▶ [Problem requirements] Scan the listing and work out how many lines contain the word "Rebuild". Nothing but the number should be given.

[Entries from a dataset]
____________________
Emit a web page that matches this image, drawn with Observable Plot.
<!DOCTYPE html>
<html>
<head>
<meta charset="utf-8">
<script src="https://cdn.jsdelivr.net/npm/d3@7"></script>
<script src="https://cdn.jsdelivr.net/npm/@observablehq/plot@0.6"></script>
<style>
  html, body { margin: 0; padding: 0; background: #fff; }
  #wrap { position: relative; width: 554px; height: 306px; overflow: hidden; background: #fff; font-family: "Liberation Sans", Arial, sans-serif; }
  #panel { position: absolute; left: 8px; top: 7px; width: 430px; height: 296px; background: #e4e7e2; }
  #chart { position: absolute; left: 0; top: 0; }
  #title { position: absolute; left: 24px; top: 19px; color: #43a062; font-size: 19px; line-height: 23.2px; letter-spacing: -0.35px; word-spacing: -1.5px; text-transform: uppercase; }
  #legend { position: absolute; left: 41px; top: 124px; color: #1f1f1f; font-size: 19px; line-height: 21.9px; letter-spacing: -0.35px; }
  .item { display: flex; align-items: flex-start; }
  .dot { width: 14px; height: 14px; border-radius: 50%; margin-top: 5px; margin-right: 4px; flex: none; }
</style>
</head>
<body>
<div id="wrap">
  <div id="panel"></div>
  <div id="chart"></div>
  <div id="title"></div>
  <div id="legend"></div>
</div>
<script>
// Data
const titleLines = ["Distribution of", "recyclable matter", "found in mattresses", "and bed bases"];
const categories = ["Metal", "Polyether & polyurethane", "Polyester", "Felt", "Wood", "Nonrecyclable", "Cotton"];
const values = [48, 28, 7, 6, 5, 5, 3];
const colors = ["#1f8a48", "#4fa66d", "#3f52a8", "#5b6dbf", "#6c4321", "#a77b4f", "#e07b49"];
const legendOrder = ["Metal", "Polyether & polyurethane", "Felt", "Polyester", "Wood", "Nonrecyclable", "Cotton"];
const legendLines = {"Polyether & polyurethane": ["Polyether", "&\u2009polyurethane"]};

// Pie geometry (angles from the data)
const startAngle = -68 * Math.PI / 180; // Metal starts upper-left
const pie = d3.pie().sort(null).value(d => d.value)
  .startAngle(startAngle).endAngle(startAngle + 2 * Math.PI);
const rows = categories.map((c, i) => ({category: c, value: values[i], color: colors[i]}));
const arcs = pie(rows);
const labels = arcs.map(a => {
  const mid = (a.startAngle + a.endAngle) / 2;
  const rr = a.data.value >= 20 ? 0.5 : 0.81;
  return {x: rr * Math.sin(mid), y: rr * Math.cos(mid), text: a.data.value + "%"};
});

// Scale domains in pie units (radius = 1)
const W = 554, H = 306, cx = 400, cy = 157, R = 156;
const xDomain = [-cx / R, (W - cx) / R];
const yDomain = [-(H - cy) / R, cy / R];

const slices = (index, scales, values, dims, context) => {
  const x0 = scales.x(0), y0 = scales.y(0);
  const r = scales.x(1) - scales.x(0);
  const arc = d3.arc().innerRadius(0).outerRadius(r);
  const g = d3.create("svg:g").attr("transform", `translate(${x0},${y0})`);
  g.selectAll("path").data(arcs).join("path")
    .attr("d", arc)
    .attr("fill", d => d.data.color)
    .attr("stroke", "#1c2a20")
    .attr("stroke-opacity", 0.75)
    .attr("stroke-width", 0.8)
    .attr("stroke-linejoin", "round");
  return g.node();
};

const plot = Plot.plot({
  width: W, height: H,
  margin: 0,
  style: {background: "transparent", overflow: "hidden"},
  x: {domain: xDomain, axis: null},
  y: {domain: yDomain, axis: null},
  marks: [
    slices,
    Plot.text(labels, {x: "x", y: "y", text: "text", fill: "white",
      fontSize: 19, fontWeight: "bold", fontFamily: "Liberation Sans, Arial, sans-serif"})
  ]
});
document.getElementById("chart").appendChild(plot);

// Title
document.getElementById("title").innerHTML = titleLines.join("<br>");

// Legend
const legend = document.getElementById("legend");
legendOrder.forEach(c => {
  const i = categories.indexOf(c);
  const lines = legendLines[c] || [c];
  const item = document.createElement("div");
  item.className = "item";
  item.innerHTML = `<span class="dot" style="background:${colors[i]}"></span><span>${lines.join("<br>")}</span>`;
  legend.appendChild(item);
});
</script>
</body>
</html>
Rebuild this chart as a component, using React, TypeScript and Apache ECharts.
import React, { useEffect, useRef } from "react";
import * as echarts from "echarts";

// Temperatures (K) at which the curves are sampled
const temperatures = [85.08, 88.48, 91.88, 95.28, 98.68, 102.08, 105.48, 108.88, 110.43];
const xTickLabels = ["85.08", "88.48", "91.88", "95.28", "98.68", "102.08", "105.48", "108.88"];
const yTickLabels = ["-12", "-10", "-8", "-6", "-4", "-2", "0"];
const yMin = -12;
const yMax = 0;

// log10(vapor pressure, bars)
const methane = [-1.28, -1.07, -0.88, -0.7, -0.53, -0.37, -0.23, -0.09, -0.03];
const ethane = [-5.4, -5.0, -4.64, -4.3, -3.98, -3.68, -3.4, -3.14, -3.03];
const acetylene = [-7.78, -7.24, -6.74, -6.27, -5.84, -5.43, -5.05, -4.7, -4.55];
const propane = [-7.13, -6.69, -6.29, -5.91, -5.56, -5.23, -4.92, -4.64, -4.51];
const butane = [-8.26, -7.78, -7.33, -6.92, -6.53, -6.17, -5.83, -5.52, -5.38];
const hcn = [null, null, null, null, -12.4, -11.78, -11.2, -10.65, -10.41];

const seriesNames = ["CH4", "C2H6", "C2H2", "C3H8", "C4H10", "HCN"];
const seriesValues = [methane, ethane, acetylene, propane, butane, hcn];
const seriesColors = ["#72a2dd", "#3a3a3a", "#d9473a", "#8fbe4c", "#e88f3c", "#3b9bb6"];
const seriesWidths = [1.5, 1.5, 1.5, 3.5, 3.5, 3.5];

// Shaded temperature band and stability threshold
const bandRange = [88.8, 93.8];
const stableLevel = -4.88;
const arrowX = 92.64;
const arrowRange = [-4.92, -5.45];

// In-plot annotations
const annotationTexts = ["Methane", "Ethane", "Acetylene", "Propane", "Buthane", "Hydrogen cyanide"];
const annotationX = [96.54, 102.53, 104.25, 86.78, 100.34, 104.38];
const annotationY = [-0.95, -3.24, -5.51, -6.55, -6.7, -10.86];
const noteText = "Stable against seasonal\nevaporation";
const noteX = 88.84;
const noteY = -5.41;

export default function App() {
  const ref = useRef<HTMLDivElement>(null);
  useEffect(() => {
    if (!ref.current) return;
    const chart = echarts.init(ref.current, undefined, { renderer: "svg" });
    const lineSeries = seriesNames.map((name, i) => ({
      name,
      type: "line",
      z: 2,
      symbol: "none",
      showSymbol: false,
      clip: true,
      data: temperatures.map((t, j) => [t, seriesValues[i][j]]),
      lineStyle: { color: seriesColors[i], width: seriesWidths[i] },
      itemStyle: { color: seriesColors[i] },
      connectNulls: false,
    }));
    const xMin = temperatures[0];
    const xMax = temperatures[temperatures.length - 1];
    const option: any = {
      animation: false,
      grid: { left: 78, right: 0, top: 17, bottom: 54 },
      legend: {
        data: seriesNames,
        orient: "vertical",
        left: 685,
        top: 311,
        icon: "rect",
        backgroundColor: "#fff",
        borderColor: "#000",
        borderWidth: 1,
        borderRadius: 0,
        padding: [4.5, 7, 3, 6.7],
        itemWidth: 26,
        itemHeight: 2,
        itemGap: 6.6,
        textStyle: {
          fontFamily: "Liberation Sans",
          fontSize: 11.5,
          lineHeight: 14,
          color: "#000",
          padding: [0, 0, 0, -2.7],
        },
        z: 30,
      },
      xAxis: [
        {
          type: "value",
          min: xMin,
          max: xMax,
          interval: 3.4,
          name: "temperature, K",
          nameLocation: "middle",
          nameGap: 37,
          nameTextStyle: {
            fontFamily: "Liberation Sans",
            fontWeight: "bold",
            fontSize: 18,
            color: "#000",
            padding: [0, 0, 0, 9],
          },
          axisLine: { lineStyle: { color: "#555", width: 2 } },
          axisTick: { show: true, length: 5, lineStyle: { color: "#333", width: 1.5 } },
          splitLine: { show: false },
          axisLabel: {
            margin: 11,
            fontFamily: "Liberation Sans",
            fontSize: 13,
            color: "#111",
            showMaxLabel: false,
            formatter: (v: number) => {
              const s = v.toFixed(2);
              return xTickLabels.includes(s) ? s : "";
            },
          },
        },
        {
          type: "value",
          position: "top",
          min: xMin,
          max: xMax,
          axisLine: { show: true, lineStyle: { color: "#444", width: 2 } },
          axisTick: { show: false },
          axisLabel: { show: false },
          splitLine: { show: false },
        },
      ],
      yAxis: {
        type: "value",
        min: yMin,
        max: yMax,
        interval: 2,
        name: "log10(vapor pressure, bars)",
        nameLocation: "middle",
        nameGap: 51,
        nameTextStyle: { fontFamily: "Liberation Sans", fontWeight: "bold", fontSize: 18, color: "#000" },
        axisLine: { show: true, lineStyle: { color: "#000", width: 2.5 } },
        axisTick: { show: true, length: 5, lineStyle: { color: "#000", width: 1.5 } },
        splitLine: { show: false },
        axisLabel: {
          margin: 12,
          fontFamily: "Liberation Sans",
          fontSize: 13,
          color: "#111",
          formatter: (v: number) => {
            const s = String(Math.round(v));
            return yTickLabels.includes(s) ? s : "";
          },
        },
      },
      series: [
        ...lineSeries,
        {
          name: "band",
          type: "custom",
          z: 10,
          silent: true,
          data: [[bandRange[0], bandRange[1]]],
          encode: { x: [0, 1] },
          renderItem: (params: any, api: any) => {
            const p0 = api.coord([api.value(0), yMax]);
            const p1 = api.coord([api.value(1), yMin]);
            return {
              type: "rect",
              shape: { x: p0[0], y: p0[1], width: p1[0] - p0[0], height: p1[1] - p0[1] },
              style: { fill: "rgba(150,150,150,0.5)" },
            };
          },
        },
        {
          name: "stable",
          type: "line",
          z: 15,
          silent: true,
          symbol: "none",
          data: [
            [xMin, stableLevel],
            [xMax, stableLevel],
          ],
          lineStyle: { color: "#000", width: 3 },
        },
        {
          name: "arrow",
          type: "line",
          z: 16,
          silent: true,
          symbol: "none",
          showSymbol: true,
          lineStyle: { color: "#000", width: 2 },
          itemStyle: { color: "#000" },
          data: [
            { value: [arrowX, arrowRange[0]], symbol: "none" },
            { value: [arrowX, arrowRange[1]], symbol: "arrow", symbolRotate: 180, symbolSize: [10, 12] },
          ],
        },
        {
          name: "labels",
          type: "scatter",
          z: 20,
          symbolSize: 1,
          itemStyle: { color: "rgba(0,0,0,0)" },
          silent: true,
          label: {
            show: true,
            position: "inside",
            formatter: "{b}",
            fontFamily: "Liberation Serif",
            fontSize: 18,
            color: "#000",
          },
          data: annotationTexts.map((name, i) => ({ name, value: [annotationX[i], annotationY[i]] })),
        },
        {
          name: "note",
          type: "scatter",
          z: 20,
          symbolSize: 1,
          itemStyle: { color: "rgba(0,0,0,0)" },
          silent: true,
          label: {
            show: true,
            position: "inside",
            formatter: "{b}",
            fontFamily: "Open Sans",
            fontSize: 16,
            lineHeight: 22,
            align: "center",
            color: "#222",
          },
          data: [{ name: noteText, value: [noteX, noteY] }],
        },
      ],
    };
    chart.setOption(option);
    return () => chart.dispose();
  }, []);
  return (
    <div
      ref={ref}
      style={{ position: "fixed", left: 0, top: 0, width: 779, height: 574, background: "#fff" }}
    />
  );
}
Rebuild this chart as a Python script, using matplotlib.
____________________
▶ [The solution] 2